Given problem:
Set down only those lines that fall from the line containing "Reproduce this chart with Bokeh." through the line containing "from bokeh.resources import INLINE", unchanged and without pictures.

━━━ Dataset rows ━━━

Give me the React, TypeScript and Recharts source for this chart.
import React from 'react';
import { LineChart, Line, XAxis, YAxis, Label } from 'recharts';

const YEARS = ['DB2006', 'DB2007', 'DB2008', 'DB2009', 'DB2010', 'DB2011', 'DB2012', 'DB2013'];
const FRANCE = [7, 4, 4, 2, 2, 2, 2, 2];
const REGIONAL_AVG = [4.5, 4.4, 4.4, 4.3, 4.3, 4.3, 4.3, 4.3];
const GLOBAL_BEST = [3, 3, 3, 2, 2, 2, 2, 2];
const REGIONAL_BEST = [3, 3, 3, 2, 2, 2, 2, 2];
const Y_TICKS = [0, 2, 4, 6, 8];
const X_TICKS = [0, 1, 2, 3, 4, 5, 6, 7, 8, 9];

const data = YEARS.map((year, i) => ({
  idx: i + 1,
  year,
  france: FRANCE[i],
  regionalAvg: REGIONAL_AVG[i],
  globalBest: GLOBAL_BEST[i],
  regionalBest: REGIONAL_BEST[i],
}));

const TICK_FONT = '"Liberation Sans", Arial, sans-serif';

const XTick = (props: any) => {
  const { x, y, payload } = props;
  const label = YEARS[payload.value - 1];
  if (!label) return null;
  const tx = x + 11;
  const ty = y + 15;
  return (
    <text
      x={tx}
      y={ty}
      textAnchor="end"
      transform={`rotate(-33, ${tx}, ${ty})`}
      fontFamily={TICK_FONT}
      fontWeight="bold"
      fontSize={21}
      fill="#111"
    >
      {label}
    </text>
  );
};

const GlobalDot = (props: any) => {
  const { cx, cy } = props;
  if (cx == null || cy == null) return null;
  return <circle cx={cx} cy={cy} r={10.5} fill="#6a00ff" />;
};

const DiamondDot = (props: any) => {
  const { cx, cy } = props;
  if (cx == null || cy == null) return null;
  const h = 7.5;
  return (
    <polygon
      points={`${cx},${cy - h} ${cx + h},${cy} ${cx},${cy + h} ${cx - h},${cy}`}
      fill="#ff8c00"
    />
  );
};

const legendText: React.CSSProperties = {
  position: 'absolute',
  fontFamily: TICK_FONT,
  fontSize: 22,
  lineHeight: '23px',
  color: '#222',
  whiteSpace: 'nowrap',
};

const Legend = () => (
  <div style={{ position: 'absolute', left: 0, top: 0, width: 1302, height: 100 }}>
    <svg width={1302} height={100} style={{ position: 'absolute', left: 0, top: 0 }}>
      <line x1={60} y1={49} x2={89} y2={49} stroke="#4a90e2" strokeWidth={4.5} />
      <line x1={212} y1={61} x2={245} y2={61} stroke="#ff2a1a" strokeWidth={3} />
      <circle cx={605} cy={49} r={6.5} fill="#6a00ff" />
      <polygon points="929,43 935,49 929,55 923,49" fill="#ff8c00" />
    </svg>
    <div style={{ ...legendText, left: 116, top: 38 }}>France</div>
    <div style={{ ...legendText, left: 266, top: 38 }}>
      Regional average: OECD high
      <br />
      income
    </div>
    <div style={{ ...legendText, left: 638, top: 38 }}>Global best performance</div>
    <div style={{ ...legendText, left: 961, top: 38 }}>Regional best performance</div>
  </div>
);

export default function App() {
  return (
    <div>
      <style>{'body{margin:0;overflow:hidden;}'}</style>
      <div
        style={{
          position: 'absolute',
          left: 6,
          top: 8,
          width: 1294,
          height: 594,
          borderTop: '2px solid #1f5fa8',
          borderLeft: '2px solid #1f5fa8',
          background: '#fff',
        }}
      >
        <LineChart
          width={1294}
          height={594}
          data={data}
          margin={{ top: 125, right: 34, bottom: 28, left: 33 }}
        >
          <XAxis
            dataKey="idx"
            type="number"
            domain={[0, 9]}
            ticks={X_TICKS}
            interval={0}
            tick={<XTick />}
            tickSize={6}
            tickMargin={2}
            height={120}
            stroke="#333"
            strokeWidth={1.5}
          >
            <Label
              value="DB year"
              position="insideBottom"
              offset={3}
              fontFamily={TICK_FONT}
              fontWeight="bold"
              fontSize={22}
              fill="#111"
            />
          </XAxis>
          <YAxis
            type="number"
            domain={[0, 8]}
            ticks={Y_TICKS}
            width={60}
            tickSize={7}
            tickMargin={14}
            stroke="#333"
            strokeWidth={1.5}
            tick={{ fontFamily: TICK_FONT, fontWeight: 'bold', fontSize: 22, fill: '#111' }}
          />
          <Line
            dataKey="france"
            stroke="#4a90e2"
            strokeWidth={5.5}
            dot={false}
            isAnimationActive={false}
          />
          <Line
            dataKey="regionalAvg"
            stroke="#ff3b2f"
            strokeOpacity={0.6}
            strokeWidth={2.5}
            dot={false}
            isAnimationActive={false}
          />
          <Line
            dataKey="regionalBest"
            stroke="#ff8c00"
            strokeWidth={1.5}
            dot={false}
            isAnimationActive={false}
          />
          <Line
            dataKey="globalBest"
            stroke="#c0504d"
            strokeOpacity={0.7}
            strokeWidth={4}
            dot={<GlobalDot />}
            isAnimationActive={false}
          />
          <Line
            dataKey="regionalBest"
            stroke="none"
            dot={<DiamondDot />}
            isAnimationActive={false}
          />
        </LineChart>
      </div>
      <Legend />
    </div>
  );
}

━━━
━━━ Dataset rows ━━━

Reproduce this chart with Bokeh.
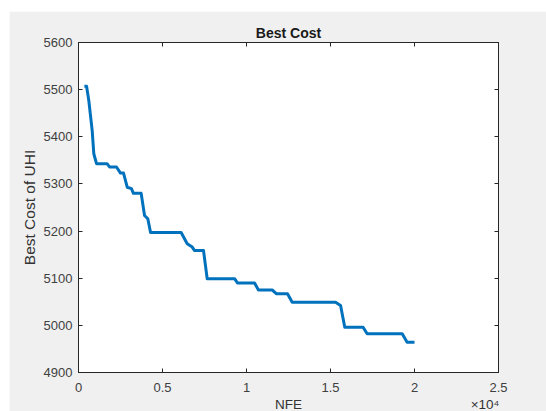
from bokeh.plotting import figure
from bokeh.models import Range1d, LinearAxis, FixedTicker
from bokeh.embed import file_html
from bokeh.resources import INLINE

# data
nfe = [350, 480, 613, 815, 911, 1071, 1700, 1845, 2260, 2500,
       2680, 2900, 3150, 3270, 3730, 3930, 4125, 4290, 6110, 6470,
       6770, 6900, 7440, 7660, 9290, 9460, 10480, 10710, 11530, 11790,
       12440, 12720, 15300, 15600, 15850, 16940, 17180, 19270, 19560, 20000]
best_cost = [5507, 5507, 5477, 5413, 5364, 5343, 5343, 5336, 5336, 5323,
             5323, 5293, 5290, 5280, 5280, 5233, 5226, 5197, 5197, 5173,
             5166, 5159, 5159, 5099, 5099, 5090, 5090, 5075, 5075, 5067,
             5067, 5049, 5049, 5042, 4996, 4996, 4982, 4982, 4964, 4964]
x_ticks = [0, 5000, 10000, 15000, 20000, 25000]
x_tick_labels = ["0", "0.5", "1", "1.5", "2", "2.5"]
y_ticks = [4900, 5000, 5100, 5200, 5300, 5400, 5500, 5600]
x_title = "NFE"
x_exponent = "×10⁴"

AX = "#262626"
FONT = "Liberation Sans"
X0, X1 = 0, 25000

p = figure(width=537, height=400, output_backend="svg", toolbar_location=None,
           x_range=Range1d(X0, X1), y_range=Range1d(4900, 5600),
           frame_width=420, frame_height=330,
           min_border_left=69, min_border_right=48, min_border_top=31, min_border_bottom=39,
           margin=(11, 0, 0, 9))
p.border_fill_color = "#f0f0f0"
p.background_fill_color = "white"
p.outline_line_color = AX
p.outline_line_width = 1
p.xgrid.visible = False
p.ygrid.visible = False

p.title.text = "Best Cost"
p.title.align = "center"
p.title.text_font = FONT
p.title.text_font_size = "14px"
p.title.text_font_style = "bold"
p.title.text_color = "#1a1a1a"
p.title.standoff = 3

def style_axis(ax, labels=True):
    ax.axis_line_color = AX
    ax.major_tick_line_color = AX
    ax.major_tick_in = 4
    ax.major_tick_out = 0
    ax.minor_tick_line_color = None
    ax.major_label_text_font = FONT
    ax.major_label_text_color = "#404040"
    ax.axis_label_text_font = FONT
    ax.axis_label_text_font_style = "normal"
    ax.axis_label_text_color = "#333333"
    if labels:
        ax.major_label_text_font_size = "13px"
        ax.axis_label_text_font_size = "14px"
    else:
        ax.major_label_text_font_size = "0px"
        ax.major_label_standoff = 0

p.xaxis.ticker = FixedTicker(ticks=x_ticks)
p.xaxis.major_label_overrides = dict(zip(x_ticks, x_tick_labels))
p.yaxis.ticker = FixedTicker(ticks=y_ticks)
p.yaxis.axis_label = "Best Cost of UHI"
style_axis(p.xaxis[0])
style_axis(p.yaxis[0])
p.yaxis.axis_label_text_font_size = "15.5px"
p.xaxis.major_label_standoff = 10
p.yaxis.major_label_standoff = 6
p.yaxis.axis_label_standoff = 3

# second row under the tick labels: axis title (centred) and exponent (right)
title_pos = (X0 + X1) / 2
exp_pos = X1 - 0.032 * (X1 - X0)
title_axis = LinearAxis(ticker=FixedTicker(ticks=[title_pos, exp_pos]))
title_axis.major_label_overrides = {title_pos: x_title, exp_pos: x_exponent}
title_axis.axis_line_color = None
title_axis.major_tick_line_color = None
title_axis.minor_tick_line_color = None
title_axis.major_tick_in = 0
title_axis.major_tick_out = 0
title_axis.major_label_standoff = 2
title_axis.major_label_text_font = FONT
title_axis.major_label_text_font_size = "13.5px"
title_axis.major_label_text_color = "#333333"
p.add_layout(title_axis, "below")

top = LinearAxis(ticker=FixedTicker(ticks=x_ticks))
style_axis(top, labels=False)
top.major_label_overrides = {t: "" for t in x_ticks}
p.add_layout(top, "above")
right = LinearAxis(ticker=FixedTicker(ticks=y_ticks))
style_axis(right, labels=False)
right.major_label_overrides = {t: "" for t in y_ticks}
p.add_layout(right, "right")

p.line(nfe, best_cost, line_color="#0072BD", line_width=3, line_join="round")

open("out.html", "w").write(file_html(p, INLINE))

━━━

Completed task:
Reproduce this chart with Bokeh.
from bokeh.plotting import figure
from bokeh.models import Range1d, LinearAxis, FixedTicker
from bokeh.embed import file_html
from bokeh.resources import INLINE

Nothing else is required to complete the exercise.